New Delhi’s criticism about the debt component of the BRI projects as well as sovereignty issues has also begun to resonate with other capitals, especially of smaller countries. Ultimately smaller countries in the region and outside are hungry for infrastructural development and investment and so would look to any source that can provide these, including China, Rajagopalan points out.
At the 2nd BRI forum, this project was missing from the list of BRI projects which was presented in the presence of 37 heads of state and governments took part, where deals worth $ 64 billion was inked. Russian President Vladimir Putin, heads of many Asian, African and Latin American countries besides heads of the UN and the IMF were at the meet.
The participating countries affirmed respect for sovereignty and territorial integrity towards Beijing’s trillion-dollar BRI, one of the major demands of India.
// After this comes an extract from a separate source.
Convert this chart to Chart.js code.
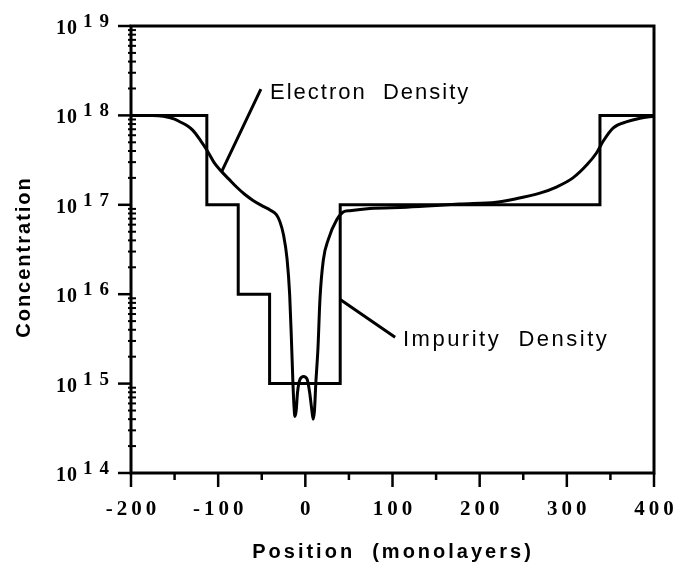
<!DOCTYPE html>
<html lang="en">
<head>
<meta charset="UTF-8">
<title>Concentration profile</title>
<script src="https://cdn.jsdelivr.net/npm/chart.js"></script>
<style>
    html, body { margin: 0; padding: 0; background: #fff; }
    .chart-box { width: 681px; height: 573px; position: relative; }
</style>
</head>
<body>
<div class="chart-box"><canvas id="profileChart"></canvas></div>
<script>
    // impurity density, step profile (value changes at each x)
    const impurityX = [-200, -113, -77, -41, 40, 338, 400];
    const impurityY = [1e18, 1e17, 1e16, 1e15, 1e17, 1e18, 1e18];

    // electron density
    const electronX = [-200, -175, -163, -150, -144, -135, -129, -120, -113, -104,
        -96, -88, -78, -70, -60, -50, -40, -33, -29, -25,
        -21, -18, -16, -14.2, -13, -12, -10.5, -9, -6, -2,
        2, 5, 7.5, 9, 10.5, 12, 14.5, 16.8, 20.6, 26.4,
        36, 43.5, 51, 74, 116, 150, 177, 219, 242, 269,
        288, 307, 323, 334, 342, 353, 369, 384, 400];
    const electronY = [1.0e18, 1.0e18, 9.8e17, 9.1e17, 8.5e17, 7.6e17, 6.8e17, 5.2e17, 4.1e17, 2.9e17,
        2.35e17, 1.95e17, 1.55e17, 1.32e17, 1.12e17, 9.8e16, 8.7e16, 7.7e16, 6.4e16, 4.6e16,
        2.5e16, 1.0e16, 3.2e15, 1.0e15, 5.6e14, 4.3e14, 5.0e14, 7.9e14, 1.12e15, 1.2e15,
        1.12e15, 7.9e14, 5.0e14, 4.0e14, 5.0e14, 1.0e15, 2.5e15, 8.9e15, 2.4e16, 4.1e16,
        6.8e16, 8.3e16, 8.6e16, 9.1e16, 9.4e16, 9.8e16, 1.02e17, 1.07e17, 1.17e17, 1.35e17,
        1.58e17, 2.0e17, 2.8e17, 3.8e17, 5.2e17, 7.2e17, 8.5e17, 9.3e17, 9.8e17];

    // ticks
    const xTickValues = [-200, -100, 0, 100, 200, 300, 400];
    const xTickLabels = ['-200', '-100', '0', '100', '200', '300', '400'];
    const yExponents = [14, 15, 16, 17, 18, 19];

    const xTitle = 'Position  (monolayers)';
    const yTitle = 'Concentration';

    const SANS = '"Liberation Sans", Arial, sans-serif';
    const SERIF = '"Liberation Serif", "Times New Roman", serif';

    // text with extra letter spacing, drawn char by char
    function spacedText(ctx, text, x, y, spacing, align) {
        const chars = [...text];
        const widths = chars.map(c => ctx.measureText(c).width);
        const total = widths.reduce((a, b) => a + b, 0) + spacing * (chars.length - 1);
        let cx = x;
        if (align === 'center') cx = x - total / 2;
        else if (align === 'right') cx = x - total;
        ctx.textAlign = 'left';
        chars.forEach((c, i) => {
            ctx.fillText(c, cx, y);
            cx += widths[i] + spacing;
        });
    }

    const axesPlugin = {
        id: 'oldStyleAxes',
        afterDraw(chart) {
            const ctx = chart.ctx;
            const area = chart.chartArea;
            const xs = chart.scales.x;
            const ys = chart.scales.y;
            ctx.save();
            ctx.strokeStyle = '#000';
            ctx.fillStyle = '#000';
            ctx.lineCap = 'butt';

            // frame
            ctx.lineWidth = 3;
            ctx.strokeRect(area.left, area.top, area.right - area.left, area.bottom - area.top);

            // x ticks, major every 100, minor every 50
            ctx.lineWidth = 2.5;
            for (let v = -200; v <= 400; v += 50) {
                const px = xs.getPixelForValue(v);
                const len = v % 100 === 0 ? 14 : 7;
                ctx.beginPath();
                ctx.moveTo(px, area.bottom);
                ctx.lineTo(px, area.bottom + len);
                ctx.stroke();
            }

            // y ticks, decades plus 2..9 minors
            yExponents.forEach(e => {
                const py = ys.getPixelForValue(Math.pow(10, e));
                ctx.lineWidth = 2.5;
                ctx.beginPath();
                ctx.moveTo(area.left - 13, py);
                ctx.lineTo(area.left, py);
                ctx.stroke();
                if (e === yExponents[yExponents.length - 1]) return;
                ctx.lineWidth = 2;
                for (let m = 2; m <= 9; m++) {
                    const pm = ys.getPixelForValue(m * Math.pow(10, e));
                    ctx.beginPath();
                    ctx.moveTo(area.left - 3, pm);
                    ctx.lineTo(area.left + 5, pm);
                    ctx.stroke();
                }
            });

            // y labels: 10 with raised exponent
            ctx.textBaseline = 'alphabetic';
            yExponents.forEach(e => {
                const py = ys.getPixelForValue(Math.pow(10, e));
                ctx.font = 'bold 20px ' + SERIF;
                spacedText(ctx, '10', 77, py + 8, 1, 'right');
                ctx.font = 'bold 19px ' + SERIF;
                spacedText(ctx, String(e), 83, py + 1, 7, 'left');
            });

            // x labels
            ctx.font = 'bold 21px ' + SERIF;
            xTickValues.forEach((v, i) => {
                const px = xs.getPixelForValue(v);
                spacedText(ctx, xTickLabels[i], px, 515, 4, 'center');
            });

            // axis titles
            ctx.font = 'bold 20px ' + SANS;
            ctx.textBaseline = 'middle';
            spacedText(ctx, xTitle, (area.left + area.right) / 2 - 1, 552, 3, 'center');
            ctx.save();
            ctx.translate(24, 258);
            ctx.rotate(-Math.PI / 2);
            spacedText(ctx, yTitle, 0, 0, 2, 'center');
            ctx.restore();

            // annotations with leader lines
            ctx.lineWidth = 3;
            ctx.beginPath();
            ctx.moveTo(xs.getPixelForValue(-51), ys.getPixelForValue(1.97e18));
            ctx.lineTo(xs.getPixelForValue(-96), ys.getPixelForValue(2.35e17));
            ctx.moveTo(xs.getPixelForValue(40), ys.getPixelForValue(8.7e15));
            ctx.lineTo(xs.getPixelForValue(103), ys.getPixelForValue(3.3e15));
            ctx.stroke();

            ctx.font = '22px ' + SANS;
            spacedText(ctx, 'Electron  Density', xs.getPixelForValue(-40.5), ys.getPixelForValue(1.78e18), 2, 'left');
            spacedText(ctx, 'Impurity  Density', xs.getPixelForValue(112), ys.getPixelForValue(3.1e15), 2.5, 'left');

            ctx.restore();
        }
    };

    const ctx = document.getElementById('profileChart').getContext('2d');
    new Chart(ctx, {
        type: 'line',
        data: {
            datasets: [{
                label: 'Impurity Density',
                data: impurityX.map((x, i) => ({ x: x, y: impurityY[i] })),
                stepped: 'before',
                borderColor: '#000',
                borderWidth: 3,
                pointRadius: 0,
                fill: false
            }, {
                label: 'Electron Density',
                data: electronX.map((x, i) => ({ x: x, y: electronY[i] })),
                cubicInterpolationMode: 'monotone',
                borderColor: '#000',
                borderWidth: 3,
                pointRadius: 0,
                fill: false
            }]
        },
        options: {
            responsive: true,
            maintainAspectRatio: false,
            animation: false,
            events: [],
            layout: { padding: { left: 131, right: 27, top: 26, bottom: 100 } },
            scales: {
                x: { type: 'linear', display: false, min: -200, max: 400 },
                y: { type: 'logarithmic', display: false, min: 1e14, max: 1e19 }
            },
            plugins: {
                legend: { display: false },
                tooltip: { enabled: false }
            }
        },
        plugins: [axesPlugin]
    });
</script>
</body>
</html>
Beijing announced 35 corridors in the new list of projects under BRI.
Just like in 2017, India had abstained itself after expressing its objections on the China-Pakistan Economic Corridor (CPEC), last week it remained absent from the meet. India has been opposing this initiative as it passes through PoK.
The Economic Corridor which is expected to provide connectivity with countries in the region as well as around includes the CPEC, the Nepal-China Trans-Himalayan Multi-Dimensional Connectivity Network, including Nepal-China cross-border railway, in the South Asian region.
The 1700 –Km China-Myanmar Economic Corridor is expected to give another route to access the Indian Ocean too. Also, the 2800-km BCIMEC proposes to link Kunming in China’s Yunnan province with Mandalay in Myanmar and Bangladesh. The Nepal-China Trans-Himalayan connectivity network will be starting from Chengdu, linking to Tibet by the Sichuan-Tibet railway.